▸ Given problem: Copy nothing but the text: reproduce each line of the listing exactly and leave the pictures out.
————
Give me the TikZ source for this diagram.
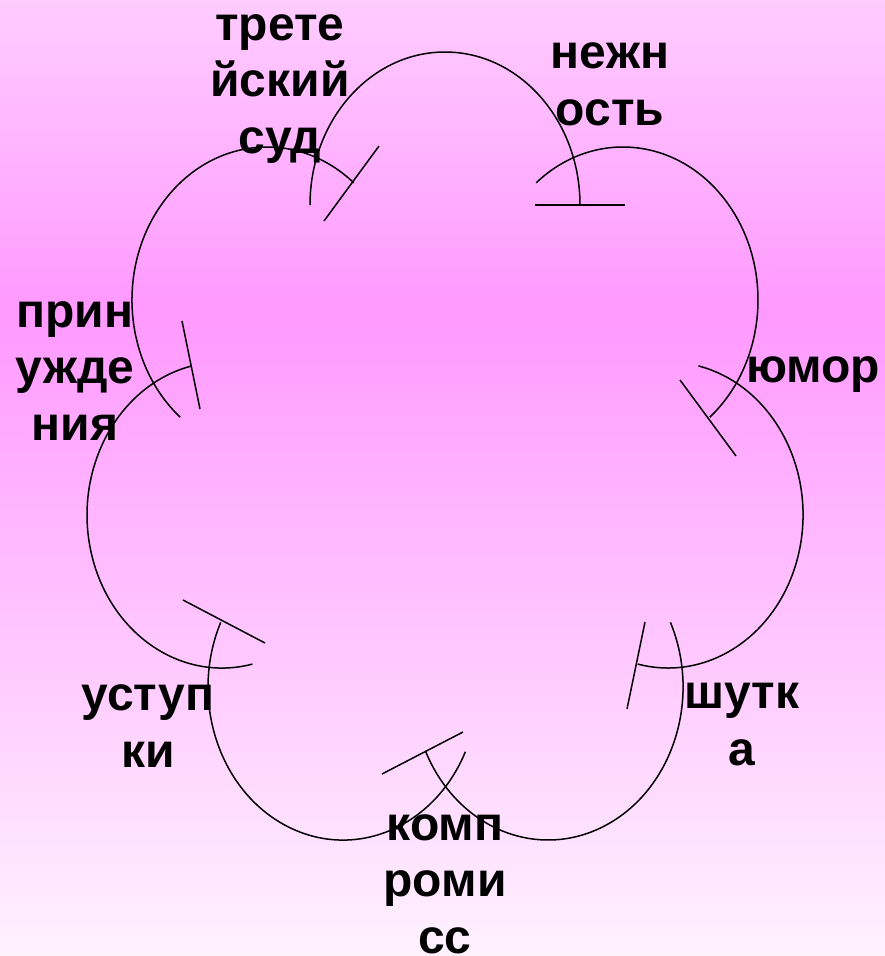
\documentclass[tikz,border=0pt]{standalone}
\usepackage{fontspec}
\setmainfont{Liberation Sans}
\begin{document}
\begin{tikzpicture}[x=1pt,y=-1pt,
  lobe/.style={line width=1.5pt, black},
  tbar/.style={line width=1.5pt, black},
  lbl/.style={font=\bfseries\fontsize{48}{56.5}\selectfont, align=center, anchor=base, inner sep=0pt}]
\useasboundingbox (0,0) rectangle (885,956);
\shade[top color={rgb,255:red,255;green,204;blue,255}, bottom color={rgb,255:red,255;green,153;blue,255}] (0,0) rectangle (885,311);
\shade[top color={rgb,255:red,255;green,153;blue,255}, bottom color={rgb,255:red,255;green,242;blue,255}] (0,310) rectangle (885,956);
% lobes
\draw[lobe] (310,205) arc[start angle=180, end angle=360, x radius=135, y radius=153] coordinate (eT);
\draw[lobe] (536.2,182.8) arc[start angle=230, end angle=410, x radius=135, y radius=153] coordinate (eUR);
\draw[lobe] (698.4,365.9) arc[start angle=283, end angle=463, x radius=135, y radius=153] coordinate (eR);
\draw[lobe] (670.4,622.3) arc[start angle=335, end angle=515, x radius=135, y radius=153] coordinate (eLR);
\draw[lobe] (465.4,751.7) arc[start angle=25, end angle=205, x radius=135, y radius=153] coordinate (eLL);
\draw[lobe] (252.4,664.1) arc[start angle=77, end angle=257, x radius=135, y radius=153] coordinate (eL);
\draw[lobe] (180.2,417.2) arc[start angle=130, end angle=310, x radius=135, y radius=153] coordinate (eUL);
% bars
\draw[tbar] (535,205) -- (625,205);
\draw[tbar] (680,380) -- (736,456);
\draw[tbar] (645,622) -- (627,709);
\draw[tbar] (382,774) -- (463,732);
\draw[tbar] (183,600) -- (265,643);
\draw[tbar] (182,321) -- (200,409);
\draw[tbar] (324,221) -- (379,146);
% labels (anchor = baseline of last line)
\node[lbl] (l1) at (280,153) {трете\\йский\\суд};
\node[lbl] (l2) at (610,125) {нежн\\ость};
\node[lbl] (l3) at (813,382) {юмор};
\node[lbl] (l4) at (742,765) {шутк\\а};
\node[lbl] (l5) at (445,953) {комп\\роми\\сс};
\node[lbl] (l6) at (148,767) {уступ\\ки};
\node[lbl] (l7) at (75,440) {прин\\ужде\\ния};
\end{tikzpicture}
\end{document}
————
▸ Reply to the exercise:
Give me the TikZ source for this diagram.
\documentclass[tikz,border=0pt]{standalone}
\usepackage{fontspec}
\setmainfont{Liberation Sans}
\begin{document}
\begin{tikzpicture}[x=1pt,y=-1pt,
  lobe/.style={line width=1.5pt, black},
  tbar/.style={line width=1.5pt, black},
  lbl/.style={font=\bfseries\fontsize{48}{56.5}\selectfont, align=center, anchor=base, inner sep=0pt}]
\useasboundingbox (0,0) rectangle (885,956);
\shade[top color={rgb,255:red,255;green,204;blue,255}, bottom color={rgb,255:red,255;green,153;blue,255}] (0,0) rectangle (885,311);
\shade[top color={rgb,255:red,255;green,153;blue,255}, bottom color={rgb,255:red,255;green,242;blue,255}] (0,310) rectangle (885,956);
% lobes
\draw[lobe] (310,205) arc[start angle=180, end angle=360, x radius=135, y radius=153] coordinate (eT);
\draw[lobe] (536.2,182.8) arc[start angle=230, end angle=410, x radius=135, y radius=153] coordinate (eUR);
\draw[lobe] (698.4,365.9) arc[start angle=283, end angle=463, x radius=135, y radius=153] coordinate (eR);
\draw[lobe] (670.4,622.3) arc[start angle=335, end angle=515, x radius=135, y radius=153] coordinate (eLR);
\draw[lobe] (465.4,751.7) arc[start angle=25, end angle=205, x radius=135, y radius=153] coordinate (eLL);
\draw[lobe] (252.4,664.1) arc[start angle=77, end angle=257, x radius=135, y radius=153] coordinate (eL);
\draw[lobe] (180.2,417.2) arc[start angle=130, end angle=310, x radius=135, y radius=153] coordinate (eUL);
% bars
\draw[tbar] (535,205) -- (625,205);
\draw[tbar] (680,380) -- (736,456);
\draw[tbar] (645,622) -- (627,709);
\draw[tbar] (382,774) -- (463,732);
\draw[tbar] (183,600) -- (265,643);
\draw[tbar] (182,321) -- (200,409);
\draw[tbar] (324,221) -- (379,146);
% labels (anchor = baseline of last line)
\node[lbl] (l1) at (280,153) {трете\\йский\\суд};
\node[lbl] (l2) at (610,125) {нежн\\ость};
\node[lbl] (l3) at (813,382) {юмор};
\node[lbl] (l4) at (742,765) {шутк\\а};
\node[lbl] (l5) at (445,953) {комп\\роми\\сс};
\node[lbl] (l6) at (148,767) {уступ\\ки};
\node[lbl] (l7) at (75,440) {прин\\ужде\\ния};
\end{tikzpicture}
\end{document}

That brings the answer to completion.